Marine officials said the MV-22 tiltrotor Osprey did not have a black-box voice recorder but did carry a flight data recorder that federal investigators would study.
Investigators spent Sunday reviewing the crash site at Marana Northwest Regional Airport about 30 miles northwest of Tucson, but released few details. There was no immediate indication what caused the Saturday crash, said Capt. Rob Winchester, a Pentagon spokesman. The flight data recorder has not yet been removed from the wreckage, Winchester said today.
The father of one of the victims, Staff Sgt. William Bryan Nelson, said his son considered the plane ''experimental'' and that it frequently encountered mechanical problems.
''He told me it was so fragile,'' said William D. Nelson, whose son was among four crew members from a task force based at Quantico, Va. ''He didn't think it was very ready to fly yet.''
The Osprey, similar to a turboprop, is part of a new generation of aircraft scheduled to replace all of the Marines' primary troop-transport helicopters. The military began flying the aircraft six months ago despite lingering questions about costs and safety.

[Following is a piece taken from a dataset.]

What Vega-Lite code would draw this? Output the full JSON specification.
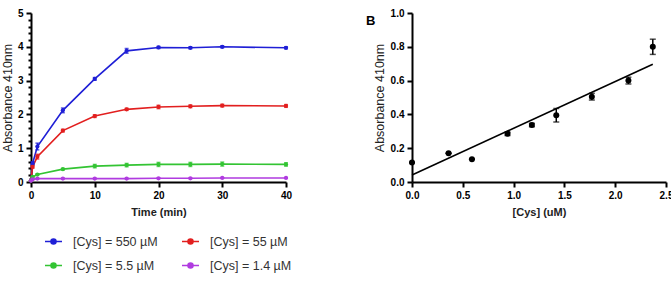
{
  "$schema": "https://vega.github.io/schema/vega-lite/v6.json",
  "padding": {"left": 1, "top": 8, "right": 0, "bottom": 0},
  "background": "white",
  "spacing": 126,
  "bounds": "flush",
  "datasets": {
    "kinetics": [
      {"s": "[Cys] = 550 µM", "t": 0, "v": 0.05, "e": 0.02},
      {"s": "[Cys] = 550 µM", "t": 0.25, "v": 0.55, "e": 0.05},
      {"s": "[Cys] = 550 µM", "t": 1, "v": 1.05, "e": 0.1},
      {"s": "[Cys] = 550 µM", "t": 5, "v": 2.12, "e": 0.07},
      {"s": "[Cys] = 550 µM", "t": 10, "v": 3.05, "e": 0.04},
      {"s": "[Cys] = 550 µM", "t": 15, "v": 3.88, "e": 0.07},
      {"s": "[Cys] = 550 µM", "t": 20, "v": 3.98, "e": 0.03},
      {"s": "[Cys] = 550 µM", "t": 25, "v": 3.97, "e": 0.03},
      {"s": "[Cys] = 550 µM", "t": 30, "v": 4.0, "e": 0.03},
      {"s": "[Cys] = 550 µM", "t": 40, "v": 3.97, "e": 0.03},
      {"s": "[Cys] = 55 µM", "t": 0, "v": 0.05, "e": 0.02},
      {"s": "[Cys] = 55 µM", "t": 0.25, "v": 0.45, "e": 0.04},
      {"s": "[Cys] = 55 µM", "t": 1, "v": 0.75, "e": 0.07},
      {"s": "[Cys] = 55 µM", "t": 5, "v": 1.52, "e": 0.04},
      {"s": "[Cys] = 55 µM", "t": 10, "v": 1.95, "e": 0.04},
      {"s": "[Cys] = 55 µM", "t": 15, "v": 2.15, "e": 0.03},
      {"s": "[Cys] = 55 µM", "t": 20, "v": 2.22, "e": 0.05},
      {"s": "[Cys] = 55 µM", "t": 25, "v": 2.24, "e": 0.04},
      {"s": "[Cys] = 55 µM", "t": 30, "v": 2.26, "e": 0.04},
      {"s": "[Cys] = 55 µM", "t": 40, "v": 2.25, "e": 0.04},
      {"s": "[Cys] = 5.5 µM", "t": 0, "v": 0.05, "e": 0.02},
      {"s": "[Cys] = 5.5 µM", "t": 0.25, "v": 0.15, "e": 0.02},
      {"s": "[Cys] = 5.5 µM", "t": 1, "v": 0.22, "e": 0.02},
      {"s": "[Cys] = 5.5 µM", "t": 5, "v": 0.38, "e": 0.02},
      {"s": "[Cys] = 5.5 µM", "t": 10, "v": 0.47, "e": 0.05},
      {"s": "[Cys] = 5.5 µM", "t": 15, "v": 0.5, "e": 0.05},
      {"s": "[Cys] = 5.5 µM", "t": 20, "v": 0.52, "e": 0.06},
      {"s": "[Cys] = 5.5 µM", "t": 25, "v": 0.52, "e": 0.06},
      {"s": "[Cys] = 5.5 µM", "t": 30, "v": 0.53, "e": 0.06},
      {"s": "[Cys] = 5.5 µM", "t": 40, "v": 0.52, "e": 0.05},
      {"s": "[Cys] = 1.4 µM", "t": 0, "v": 0.04, "e": 0.01},
      {"s": "[Cys] = 1.4 µM", "t": 0.25, "v": 0.08, "e": 0.01},
      {"s": "[Cys] = 1.4 µM", "t": 1, "v": 0.1, "e": 0.01},
      {"s": "[Cys] = 1.4 µM", "t": 5, "v": 0.1, "e": 0.01},
      {"s": "[Cys] = 1.4 µM", "t": 10, "v": 0.1, "e": 0.01},
      {"s": "[Cys] = 1.4 µM", "t": 15, "v": 0.1, "e": 0.01},
      {"s": "[Cys] = 1.4 µM", "t": 20, "v": 0.11, "e": 0.01},
      {"s": "[Cys] = 1.4 µM", "t": 25, "v": 0.11, "e": 0.01},
      {"s": "[Cys] = 1.4 µM", "t": 30, "v": 0.12, "e": 0.01},
      {"s": "[Cys] = 1.4 µM", "t": 40, "v": 0.12, "e": 0.01}
    ],
    "calib": [
      {"c": 0.0, "a": 0.115, "e": 0.0},
      {"c": 0.36, "a": 0.17, "e": 0.0},
      {"c": 0.59, "a": 0.135, "e": 0.0},
      {"c": 0.94, "a": 0.285, "e": 0.01},
      {"c": 1.18, "a": 0.337, "e": 0.01},
      {"c": 1.42, "a": 0.395, "e": 0.04},
      {"c": 1.77, "a": 0.505, "e": 0.02},
      {"c": 2.13, "a": 0.6, "e": 0.02},
      {"c": 2.37, "a": 0.8, "e": 0.045}
    ],
    "fit": [
      {"c": 0.0, "a": 0.041},
      {"c": 2.37, "a": 0.697}
    ]
  },
  "hconcat": [
    {
      "width": 255,
      "height": 169,
      "data": {"name": "kinetics"},
      "encoding": {
        "x": {
          "field": "t", "type": "quantitative",
          "scale": {"domain": [0, 40], "nice": false},
          "axis": {"values": [0, 10, 20, 30, 40], "title": "Time (min)", "labelFlush": false}
        },
        "y": {
          "field": "v", "type": "quantitative",
          "scale": {"domain": [0, 5], "nice": false},
          "axis": {
            "title": "Absorbance 410nm",
            "titlePadding": 3,
            "format": ".0f",
            "values": [0, 0.2, 0.4, 0.6, 0.8, 1, 1.2, 1.4, 1.6, 1.8, 2, 2.2, 2.4, 2.6, 2.8, 3, 3.2, 3.4, 3.6, 3.8, 4, 4.2, 4.4, 4.6, 4.8, 5],
            "labelExpr": "datum.value % 1 === 0 ? datum.label : ''",
            "labelOverlap": false,
            "tickSize": {"condition": {"test": "datum.value % 1 !== 0", "value": 3}, "value": 5}
          }
        },
        "color": {
          "field": "s", "type": "nominal",
          "scale": {
            "domain": ["[Cys] = 550 µM", "[Cys] = 55 µM", "[Cys] = 5.5 µM", "[Cys] = 1.4 µM"],
            "range": ["#1f1fd6", "#e21f1f", "#33c433", "#b03be0"]
          },
          "legend": {
            "orient": "bottom",
            "title": null,
            "columns": 2,
            "columnPadding": 21,
            "rowPadding": 8,
            "offset": 2,
            "padding": 13,
            "symbolType": "M-1,0L1,0M-0.3,0A0.3,0.3,0,1,1,0.3,0A0.3,0.3,0,1,1,-0.3,0Z",
            "symbolSize": 289,
            "symbolStrokeWidth": 1.5,
            "symbolOpacity": 1,
            "labelFont": "Liberation Sans",
            "labelFontSize": 12.5,
            "labelColor": "#333333",
            "labelOffset": 10
          }
        }
      },
      "layer": [
        {
          "mark": {"type": "line", "strokeWidth": 1.6}
        },
        {
          "mark": {"type": "errorbar", "ticks": {"size": 4}, "thickness": 1.5},
          "encoding": {
            "yError": {"field": "e"}
          }
        },
        {
          "mark": {"type": "point", "filled": true, "opacity": 1, "size": 18}
        }
      ]
    },
    {
      "width": 254,
      "height": 169,
      "title": {
        "text": "B", "anchor": "start", "frame": "group", "dx": -46, "dy": 20,
        "offset": 0, "fontSize": 13, "fontWeight": "bold", "color": "black", "font": "Liberation Sans"
      },
      "encoding": {
        "x": {
          "field": "c", "type": "quantitative",
          "scale": {"domain": [0, 2.5], "nice": false},
          "axis": {"values": [0, 0.5, 1, 1.5, 2, 2.5], "format": ".1f", "title": "[Cys] (uM)", "labelFlush": false}
        },
        "y": {
          "field": "a", "type": "quantitative",
          "scale": {"domain": [0, 1], "nice": false},
          "axis": {"values": [0, 0.2, 0.4, 0.6, 0.8, 1], "format": ".1f", "title": "Absorbance 410nm"}
        }
      },
      "layer": [
        {
          "data": {"name": "fit"},
          "mark": {"type": "line", "color": "black", "strokeWidth": 1.6}
        },
        {
          "data": {"name": "calib"},
          "mark": {"type": "errorbar", "ticks": {"size": 6}, "thickness": 1.5, "color": "black"},
          "encoding": {"yError": {"field": "e"}}
        },
        {
          "data": {"name": "calib"},
          "mark": {"type": "point", "filled": true, "opacity": 1, "size": 36, "color": "black"}
        }
      ]
    }
  ],
  "config": {
    "view": {"stroke": null},
    "axis": {
      "grid": false,
      "domainColor": "black",
      "domainWidth": 2,
      "tickColor": "black",
      "tickWidth": 2,
      "tickSize": 5,
      "labelFont": "Liberation Sans",
      "labelFontSize": 10,
      "labelFontWeight": "bold",
      "labelColor": "black",
      "labelPadding": 3,
      "titleFont": "Liberation Sans",
      "titleColor": "#222222"
    },
    "axisX": {"titleFontSize": 11, "titleFontWeight": "bold", "titlePadding": 6},
    "axisY": {"titleFontSize": 12.5, "titleFontWeight": "normal", "titlePadding": 4}
  }
}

Military officials said the downed aircraft was in the process of shifting its propellers from airplane function to helicopter mode when it went down about 500 yards from a runway.
It was one of two Ospreys simulating the evacuation of civilians from an embassy in a hostile country, said Marine Lt. Mark Carter, a spokesman for the Yuma air station.
Authorities said the victims include the four crew members from Quantico, Va., 14 Marines from Camp Pendleton, Calif., and one Marine from Marine Corps Air Station-Miramar in San Diego County.